The geography of Indonesia is dominated by volcanoes that are formed due to subduction zones between the Eurasian plate and the Indo-Australian plate. Some of the volcanoes are notable for their eruptions, for instance, Krakatau for its global effects in 1883, Lake Toba for its supervolcanic eruption estimated to have occurred 74,000 Before Present which was responsible for six years of volcanic winter, and Mount Tambora for the most violent eruption in recorded history in 1815.
Mount Merbabu is a dormant stratovolcano in Central Java province on the Indonesian island of Java. Loosely translated, Gunung Merbabu could mean 'Mountain of Ash' from the Indonesian word babu.

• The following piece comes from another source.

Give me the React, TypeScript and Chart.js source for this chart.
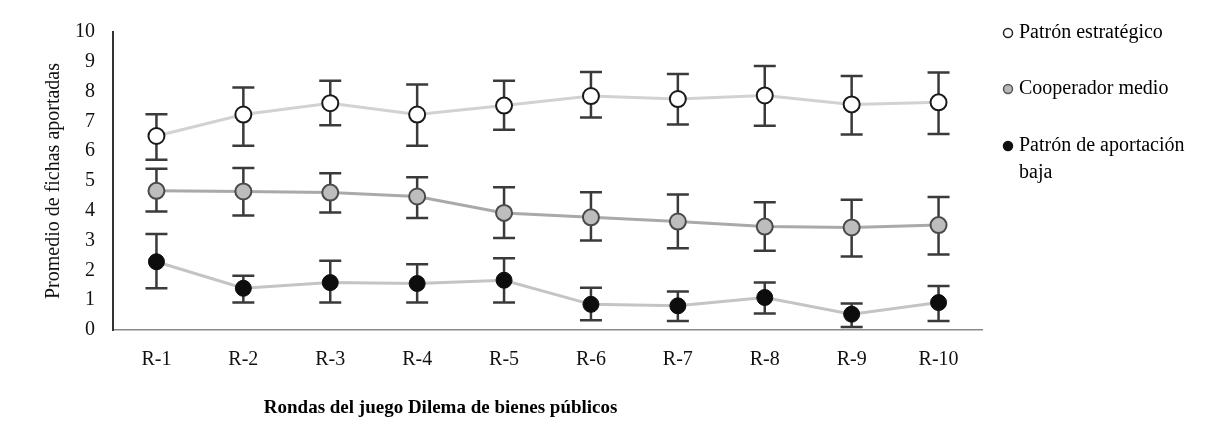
import React, { useEffect, useRef } from "react";
import { Chart, registerables } from "chart.js";

Chart.register(...registerables);

const categories = ["R-1", "R-2", "R-3", "R-4", "R-5", "R-6", "R-7", "R-8", "R-9", "R-10"];

const estrategico = [6.51, 7.23, 7.61, 7.23, 7.53, 7.85, 7.75, 7.87, 7.57, 7.64];
const estrategicoHigh = [7.24, 8.14, 8.36, 8.24, 8.36, 8.66, 8.59, 8.86, 8.52, 8.64];
const estrategicoLow = [5.71, 6.18, 6.87, 6.18, 6.72, 7.13, 6.9, 6.85, 6.56, 6.58];

const cooperador = [4.67, 4.65, 4.61, 4.48, 3.93, 3.78, 3.64, 3.47, 3.44, 3.52];
const cooperadorHigh = [5.41, 5.44, 5.26, 5.13, 4.79, 4.62, 4.55, 4.29, 4.37, 4.46];
const cooperadorLow = [3.98, 3.84, 3.94, 3.76, 3.09, 3.0, 2.74, 2.66, 2.47, 2.53];

const baja = [2.29, 1.4, 1.59, 1.56, 1.67, 0.86, 0.81, 1.09, 0.53, 0.92];
const bajaHigh = [3.22, 1.82, 2.32, 2.21, 2.41, 1.42, 1.29, 1.59, 0.89, 1.48];
const bajaLow = [1.4, 0.92, 0.92, 0.92, 0.92, 0.33, 0.3, 0.55, 0.1, 0.3];

const yTicks = [0, 1, 2, 3, 4, 5, 6, 7, 8, 9, 10];

const seriesNames = ["Patrón estratégico", "Cooperador medio", "Patrón de aportación baja"];
const xTitle = "Rondas del juego Dilema de bienes públicos";
const yTitle = "Promedio de fichas aportadas";

const FONT = "'Liberation Serif', 'Times New Roman', serif";

const errorBarPlugin = {
  id: "errorBars",
  beforeDatasetsDraw(chart: any) {
    const ctx = chart.ctx;
    const yScale = chart.scales.y;
    ctx.save();
    ctx.strokeStyle = "#3a3a3a";
    ctx.lineWidth = 2.5;
    chart.data.datasets.forEach((ds: any, i: number) => {
      const meta = chart.getDatasetMeta(i);
      meta.data.forEach((pt: any, j: number) => {
        const x = pt.x;
        const yh = yScale.getPixelForValue(ds.errHigh[j]);
        const yl = yScale.getPixelForValue(ds.errLow[j]);
        const cap = 11;
        ctx.beginPath();
        ctx.moveTo(x, yh);
        ctx.lineTo(x, yl);
        ctx.moveTo(x - cap, yh);
        ctx.lineTo(x + cap, yh);
        ctx.moveTo(x - cap, yl);
        ctx.lineTo(x + cap, yl);
        ctx.stroke();
      });
    });
    ctx.restore();
  },
};

const annotationsPlugin = {
  id: "annotations",
  afterDraw(chart: any) {
    const ctx = chart.ctx;
    const area = chart.chartArea;
    ctx.save();
    // x-axis title
    ctx.fillStyle = "#000";
    ctx.font = `bold 19px ${FONT}`;
    ctx.textAlign = "center";
    ctx.textBaseline = "middle";
    const tx = area.left + (area.right - area.left) * 0.377;
    ctx.fillText(xTitle, tx, area.bottom + 78);

    // legend
    const lx = area.right + 26;
    const items = [
      { y: area.top + 1, fill: "#ffffff", stroke: "#222", lines: ["Patrón estratégico"] },
      { y: area.top + 57, fill: "#b8b8b8", stroke: "#555", lines: ["Cooperador medio"] },
      { y: area.top + 114, fill: "#111111", stroke: "#111", lines: ["Patrón de aportación", "baja"] },
    ];
    ctx.textAlign = "left";
    ctx.font = `20px ${FONT}`;
    items.forEach((it) => {
      ctx.beginPath();
      ctx.arc(lx, it.y, 4.5, 0, Math.PI * 2);
      ctx.fillStyle = it.fill;
      ctx.fill();
      ctx.lineWidth = 1.5;
      ctx.strokeStyle = it.stroke;
      ctx.stroke();
      ctx.fillStyle = "#000";
      it.lines.forEach((t, li) => {
        ctx.fillText(t, lx + 11, it.y + li * 27);
      });
    });
    ctx.restore();
  },
};

export default function App() {
  const ref = useRef<HTMLCanvasElement | null>(null);

  useEffect(() => {
    if (!ref.current) return;
    const chart = new Chart(ref.current, {
      type: "line",
      data: {
        labels: categories,
        datasets: [
          {
            label: seriesNames[0],
            data: estrategico,
            errHigh: estrategicoHigh,
            errLow: estrategicoLow,
            borderColor: "#d2d2d2",
            borderWidth: 3,
            pointRadius: 8,
            pointBackgroundColor: "#ffffff",
            pointBorderColor: "#1a1a1a",
            pointBorderWidth: 2,
            tension: 0,
          } as any,
          {
            label: seriesNames[1],
            data: cooperador,
            errHigh: cooperadorHigh,
            errLow: cooperadorLow,
            borderColor: "#a9a9a9",
            borderWidth: 3,
            pointRadius: 8,
            pointBackgroundColor: "#bdbdbd",
            pointBorderColor: "#4a4a4a",
            pointBorderWidth: 2,
            tension: 0,
          } as any,
          {
            label: seriesNames[2],
            data: baja,
            errHigh: bajaHigh,
            errLow: bajaLow,
            borderColor: "#c4c4c4",
            borderWidth: 3,
            pointRadius: 8,
            pointBackgroundColor: "#0d0d0d",
            pointBorderColor: "#0d0d0d",
            pointBorderWidth: 1,
            tension: 0,
          } as any,
        ],
      },
      options: {
        animation: false,
        responsive: true,
        maintainAspectRatio: false,
        layout: { padding: { top: 24, right: 235, left: 0, bottom: 0 } },
        plugins: {
          legend: { display: false },
          tooltip: { enabled: false },
        },
        scales: {
          x: {
            offset: true,
            grid: { display: false, drawTicks: false },
            border: { display: true, color: "#8a8a8a", width: 1.5 },
            ticks: {
              color: "#111",
              font: { family: FONT, size: 20 },
              padding: 18,
              maxRotation: 0,
              autoSkip: false,
            },
            afterFit: (scale: any) => {
              scale.height = 106;
            },
          },
          y: {
            min: 0,
            max: 10,
            afterBuildTicks: (scale: any) => {
              scale.ticks = yTicks.map((v) => ({ value: v }));
            },
            grid: {
              display: true,
              drawOnChartArea: false,
              drawTicks: true,
              tickLength: 13,
              color: "rgba(0,0,0,0)",
            },
            border: { display: true, color: "#333333", width: 2 },
            ticks: {
              color: "#111",
              font: { family: FONT, size: 20 },
              padding: 5,
            },
            title: {
              display: true,
              text: yTitle,
              color: "#111",
              font: { family: FONT, size: 20 },
              padding: { top: 34, bottom: 0 },
            },
            afterFit: (scale: any) => {
              scale.width = 105;
            },
          },
        },
      },
      plugins: [errorBarPlugin, annotationsPlugin],
    });
    return () => chart.destroy();
  }, []);

  return (
    <div style={{ width: 1209, height: 428, position: "relative" }}>
      <canvas ref={ref} />
    </div>
  );
}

The active volcano Mount Merapi is directly adjacent on its south-east side, while the city of Salatiga is located on its northern foothills. A 1,500 m high broad saddle lies between Merbabu and Merapi, the site of the village of Selo and highly fertile farming land.
There are two peaks; Syarif (3,119 m) and Kenteng Songo (3,145 m). Three U-shaped radial valleys extend from the Kenteng Songo summit in northwesterly, northeastly and southeastly directions.
Two known moderate eruptions occurred in 1560 and 1797 and were rated 2: Explosive, on the Volcanic Explosivity Index. An unconfirmed eruption may have occurred in 1570.
Geologically recent eruptions originated from a North Northwest-South Southeast fissure system that cut across the summit and fed the large-volume lava flows from Kopeng and Kajor craters on the northern and southern flanks, respectively.
Merbabu can be climbed from several routes originating from the town of Kopeng on the north east sideside, and also from Selo on the southern side. A climb from Kopeng to Kenteng Songo takes between 8 and 10 hours.